Thunderstorms Don’t Get Butterflies

Dr. Dale Durran

University Of Washington

22 March 2016, 4:00 PM

National Weather Center, Room 1313
120 David L. Boren Blvd.
University of Oklahoma
Norman, OK

The weather will evolve differently from that predicted by a perfect forecast model if the initial state provided to the model differs even slightly from that for the atmosphere. Lorenz showed that confining errors in the initial state to ever smaller scales, possibly even down to the size of a butterfly, did not significantly extend the time over which his highly idealized model exhibited predictive skill. Nevertheless, recent work with Lorenz’s model has shown that initial errors at extremely small scales are not likely to impose a practical limit on forecast accuracy because they would be swamped by minor relative errors in the initial conditions at much larger scales.

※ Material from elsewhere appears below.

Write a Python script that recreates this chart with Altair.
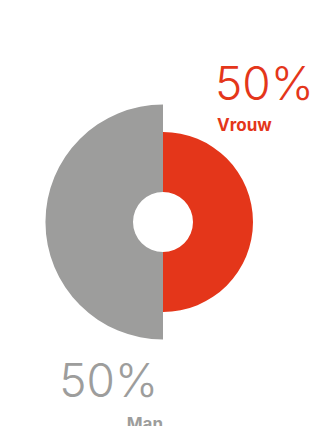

Employing detailed simulations of the error growth in collections of thunderstorms, we show that similar conclusions about the importance of larger scales apply to the propagation of initial-condition errors in much more realistic settings. Our results imply that minimizing initial errors on scales around 100 km is more likely to extend the accuracy of squall-line forecasts than would potentially expensive efforts to initialize smaller-scale atmospheric circulations. We also demonstrate that squall lines, triggered in an environment with no initial background circulations, can generate a background mesoscale kinetic energy spectrum roughly similar to that observed in the atmosphere.